C L A R K  S O R L E Y

•   m u s i c   r e c o r d i n g s   •


If I said to you that there were invisible spiders everywhere in the empty spaces around us, that these spiders were undetectable, not amenable to the senses in the way everything else is, then there’s not much you can say to disprove me. You might only conclude that I had finally flipped into weirdness.

You could point out that the burden of proof for an assertion should be on the person who asserts and not on the person who asks for evidence. Certainly it is much harder to verify than to falsify but that’s the deal. Credible reality is constantly up against the scrutiny of scepticism.

Still, there are lots of beliefs held that don’t do well scrutinised. Invisible spiders are everywhere in human discourse. The existence of free will is one of them. There is little to no evidence for such a thing but people, even atheists, widely believe in freedom of the will without question.

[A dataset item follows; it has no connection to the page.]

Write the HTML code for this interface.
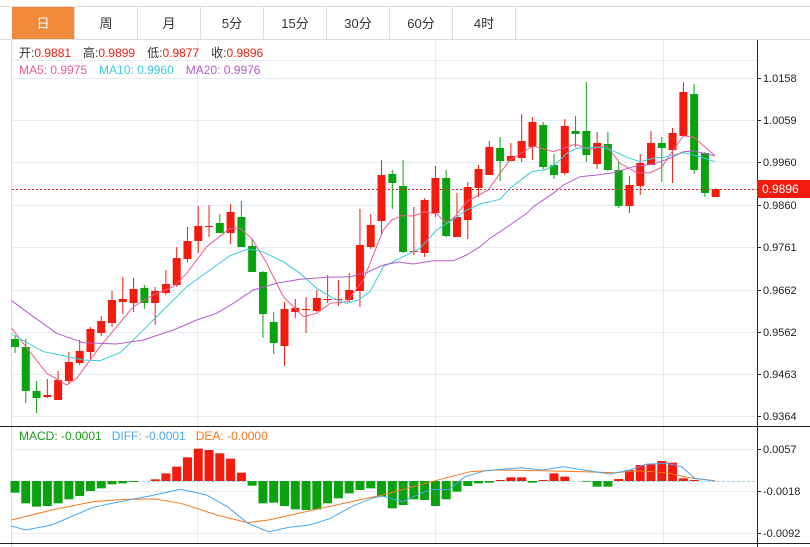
<!DOCTYPE html>
<html><head><meta charset="utf-8"><style>
body{margin:0;width:810px;height:547px;overflow:hidden;background:#fff;font-family:"Liberation Sans","Noto Sans CJK SC",sans-serif}
svg{position:absolute;left:0;top:0}
</style></head><body>
<svg id="s" width="810" height="547" xmlns="http://www.w3.org/2000/svg" font-family="Liberation Sans, Noto Sans CJK SC, sans-serif"></svg>
<script>
var o='';
function L(x1,y1,x2,y2,c,w,d){o+='<line x1="'+x1+'" y1="'+y1+'" x2="'+x2+'" y2="'+y2+'" stroke="'+c+'" stroke-width="'+(w||1)+'"'+(d?' stroke-dasharray="'+d+'"':'')+'/>';}
function R(x,y,w,h,c){o+='<rect x="'+x+'" y="'+y+'" width="'+w+'" height="'+h+'" fill="'+c+'"/>';}
function T(x,y,t,c,s,a){o+='<text x="'+x+'" y="'+y+'" fill="'+c+'" font-size="'+(s||12)+'"'+(a?' text-anchor="'+a+'"':'')+'>'+t+'</text>';}
L(0,6.5,810,6.5,'#dcdcdc');L(0,39.5,810,39.5,'#dcdcdc');
R(12,7,62,32,'#f28a3c');
var tabs=['日','周','月','5分','15分','30分','60分','4时'];
for(var i=0;i<8;i++){var x=12+i*63;L(x+62.5,7,x+62.5,39,'#dcdcdc');T(x+31,28,tabs[i],i?'#333':'#fff',13,'middle');}
L(11.5,40,11.5,547,'#dcdcdc');
[78,120,162,205,247,290,332,374,416].forEach(function(y){L(12,y+.5,757,y+.5,'#e4edf3');});
L(12,60.5,757,60.5,'#e4edf3');
[197.5,435.5,663.5].forEach(function(x){L(x,40,x,426,'#e4edf3');L(x,427,x,543,'#e4edf3');});
[449,491,533].forEach(function(y){L(12,y+.5,757,y+.5,'#e4edf3');});
L(757.5,40,757.5,547,'#222');
var pl=[['1.0158',78],['1.0059',120],['0.9960',162],['0.9860',205],['0.9761',247],['0.9662',290],['0.9562',332],['0.9463',374],['0.9364',416]];
pl.forEach(function(p){L(757,p[1]+.5,761,p[1]+.5,'#222');T(763,p[1]+4,p[0],'#222',11);});
[['0.0057',449],['-0.0018',491],['-0.0092',533]].forEach(function(p){L(757,p[1]+.5,761,p[1]+.5,'#222');T(763,p[1]+4,p[0],'#222',11);});
L(0,426.5,757,426.5,'#222');L(0,543.5,810,543.5,'#222');L(757,426.5,810,426.5,'#222');
var C=[['g',339,347,335,353],['g',347,391,339,403],['g',391,398,381,413],['r',395,397,379,398],['r',380,400,371,400],['r',362,381,352,383],['r',351,363,340,365],['r',329,352,327,359],['r',321,333,316,336],['r',300,323,291,327],['r',299,302,277,314],['r',289,303,278,312],['g',288,303,285,309],['r',291,303,287,325],['r',284,293,270,295],['r',258,285,247,287],['r',241,259,227,262],['r',226,241,206,253],['r',226,227,205,237],['g',223,233,214,233],['r',212,233,204,244],['g',217,247,201,247],['g',246,272,238,272],['g',272,314,271,338],['g',322,343,312,354],['r',309,346,302,366],['r',308,312,299,318],['r',309,310,297,333],['r',298,311,290,312],['r',299,300,275,303],['r',299,300,280,306],['r',290,300,273,302],['r',245,291,209,307],['r',225,247,214,249],['r',175,221,160,235],['g',174,183,170,209],['g',186,252,160,253],['r',251,252,207,255],['r',200,253,198,257],['r',178,213,166,217],['g',178,236,170,237],['r',217,237,193,237],['r',187,220,182,239],['r',169,188,165,197],['r',147,175,141,175],['g',148,161,137,181],['r',156,161,143,161],['r',141,158,114,162],['r',122,147,117,160],['g',125,167,122,169],['g',165,175,154,179],['r',126,173,119,175],['g',131,134,116,147],['g',131,155,82,162],['r',143,164,132,169],['g',144,170,132,171],['g',170,206,162,208],['r',185,206,176,213],['r',163,186,154,195],['r',143,165,131,165],['g',143,148,137,182],['r',133,150,128,183],['r',92,136,82,136],['g',94,170,84,174],['g',153,193,152,197],['r',189,197,188,197]];
var S=10.78;
C.forEach(function(c,i){var x=15+S*i,col=c[0]=='r'?'#f21b0e':'#0aa30f';L(x,c[3],x,c[4],col);R(x-4,c[1],8,Math.max(1,c[2]-c[1]),col);});
function P(pts,sx,ox,oy,c,w){var s='';pts.forEach(function(p){s+=(p[0]/sx+ox).toFixed(1)+','+(p[1]/3+oy).toFixed(1)+' ';});o+='<polyline points="'+s+'" fill="none" stroke="'+c+'" stroke-width="'+(w||1)+'"/>';}
function P2(a,b,c){P(a,3,0,60,c);P(b,3,400,60,c);}
P2([[35,805],[70,850],[140,940],[200,975],[230,955],[300,860],[400,740],[460,705],[520,680],[560,640],[620,560],[690,505],[720,505],[755,535],[800,610],[850,710],[910,770],[950,760],[990,730],[1040,725],[1090,660],[1150,510],[1175,480],[1200,470]],[[0,467],[40,468],[75,455],[110,462],[140,490],[165,470],[200,425],[265,390],[300,340],[330,300],[400,258],[460,275],[525,253],[570,268],[620,258],[660,310],[710,338],[750,338],[785,322],[820,270],[850,228],[880,230],[945,287]],'#ee5a8a');
P2([[35,822],[130,875],[180,885],[250,900],[300,902],[360,878],[420,820],[490,750],[560,680],[630,630],[690,587],[740,568],[780,572],[850,605],[900,640],[950,685],[1000,715],[1040,730],[1075,720],[1110,695],[1150,620],[1200,595]],[[0,595],[60,565],[110,510],[160,478],[200,450],[240,432],[300,418],[330,385],[395,335],[440,328],[470,310],[500,280],[530,265],[600,262],[630,268],[680,292],[720,305],[760,295],[800,290],[850,278],[900,290],[945,305]],'#3ccbdc');
P2([[35,722],[100,770],[170,820],[250,848],[350,852],[430,840],[520,810],[590,780],[650,760],[700,730],[760,690],[830,670],[900,658],[980,652],[1050,650],[1100,638],[1150,615],[1200,605]],[[0,607],[40,612],[100,602],[160,602],[200,585],[240,560],[270,535],[330,495],[380,460],[400,440],[460,400],[490,375],[540,350],[590,345],[640,338],[700,320],[760,312],[810,295],[850,275],[880,273],[945,287]],'#b45ccd');
L(12,189.5,757,189.5,'#e0201a',1,'2,2');
R(757,180,53,18,'#f21b0e');T(762,193,'0.9896','#fff',12);
o+='<text x="19" y="57" font-size="12"><tspan fill="#333">开:</tspan><tspan fill="#f21b0e">0.9881</tspan><tspan fill="#333" dx="12">高:</tspan><tspan fill="#f21b0e">0.9899</tspan><tspan fill="#333" dx="12">低:</tspan><tspan fill="#f21b0e">0.9877</tspan><tspan fill="#333" dx="12">收:</tspan><tspan fill="#f21b0e">0.9896</tspan></text>';
o+='<text x="19" y="74" font-size="12"><tspan fill="#ee5a8a">MA5: 0.9975</tspan><tspan fill="#3ccbdc" dx="12">MA10: 0.9960</tspan><tspan fill="#b45ccd" dx="12">MA20: 0.9976</tspan></text>';
L(12,481.5,757,481.5,'#9fd3e8',1,'3,2');
var M=[218,250,260,258,250,238,228,213,205,193,190,186,183,178,160,140,112,86,90,100,116,158,197,250,248,258,268,270,268,250,235,220,210,205,230,265,255,238,240,258,238,215,198,190,188,180,172,172,188,180,160,170,183,185,200,200,177,150,135,133,123,128,175,180,182];
M.forEach(function(z,i){var y=z/3+420,x=15+S*i,z0=481;if(Math.abs(y-z0)<.5)return;var col=y<z0?'#f21b0e':'#0aa30f';R(x-4.5,Math.min(y,z0),9,Math.abs(y-z0),col);});
P([[22,300],[100,270],[180,245],[240,238],[300,237],[350,250],[420,285],[480,308],[520,300],[600,272],[680,245],[740,225],[800,200],[860,175],[910,155],[960,150],[1050,152],[1130,155],[1190,158],[1240,152],[1290,158],[1340,175],[1385,182]],1.936,0,420,'#f47a20');
P([[22,318],[50,330],[100,315],[180,262],[240,242],[290,228],[350,208],[400,225],[440,260],[480,310],[520,335],[560,322],[600,315],[640,295],[680,260],[720,235],[740,228],[780,245],[800,230],[830,210],[870,208],[900,170],[940,152],[1010,143],[1050,150],[1090,140],[1130,150],[1180,162],[1220,150],[1250,133],[1290,130],[1320,140],[1345,175],[1380,182]],1.936,0,420,'#4aa8f0');
o+='<text x="19" y="440" font-size="12"><tspan fill="#1a9a1a">MACD: -0.0001</tspan><tspan fill="#4aa8f0" dx="10">DIFF: -0.0001</tspan><tspan fill="#f47a20" dx="10">DEA: -0.0000</tspan></text>';
document.getElementById('s').innerHTML=o;
</script>
</body></html>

If free will does exist it would be an entity that can’t be verified. It would be one of these things which operates outside the laws of physics. Yet it doesn’t make much sense to posit knowledge of things that exist beyond the physical. Such entities can’t be verified OR falsified. They are untestable. No amount of information can prove or disprove them.

If everything in existence is subject to causal physics then how can it be said that anything has genuine freedom? Everything in existence is determined by an infinity of other things all interconnected in a massively complex web.

Understood like this, free will is only a metaphor; it is terminology used to describe the behaviour around choosing. There may be ten things on the menu which you consider before settling on one but the idea that you freely chose it is a logical step too far. You may only mean that nobody held a gun to your head. You chose from several options but that the act of choosing was free, that it somehow defied the laws of physics, is far-fetching.

Does the determinism I am arguing for here need to imply pre-determinism? I’m not sure. There could be a cutting edge for events where an infinite number of possible outcomes offer themselves up only for one to be selected. It may only be in the moment that all is ultimately determined but determined nevertheless and not by anything freely controlled by humans.

That somehow humans might control that selection process with their special will is so unlikely as to be ridiculous. Those who argue for this usually only attribute such a super-power to homo-sapiens while denying that other sentient beings have it. These other biological forms are too steeped in their instinctual natures apparently.

No, I think the notion of a will which freely roams the spiritual cosmos is another example of hubristic humanity and its quaint pretensions. It is as fanciful as the wildest of myths, about as credible as invisible spiders.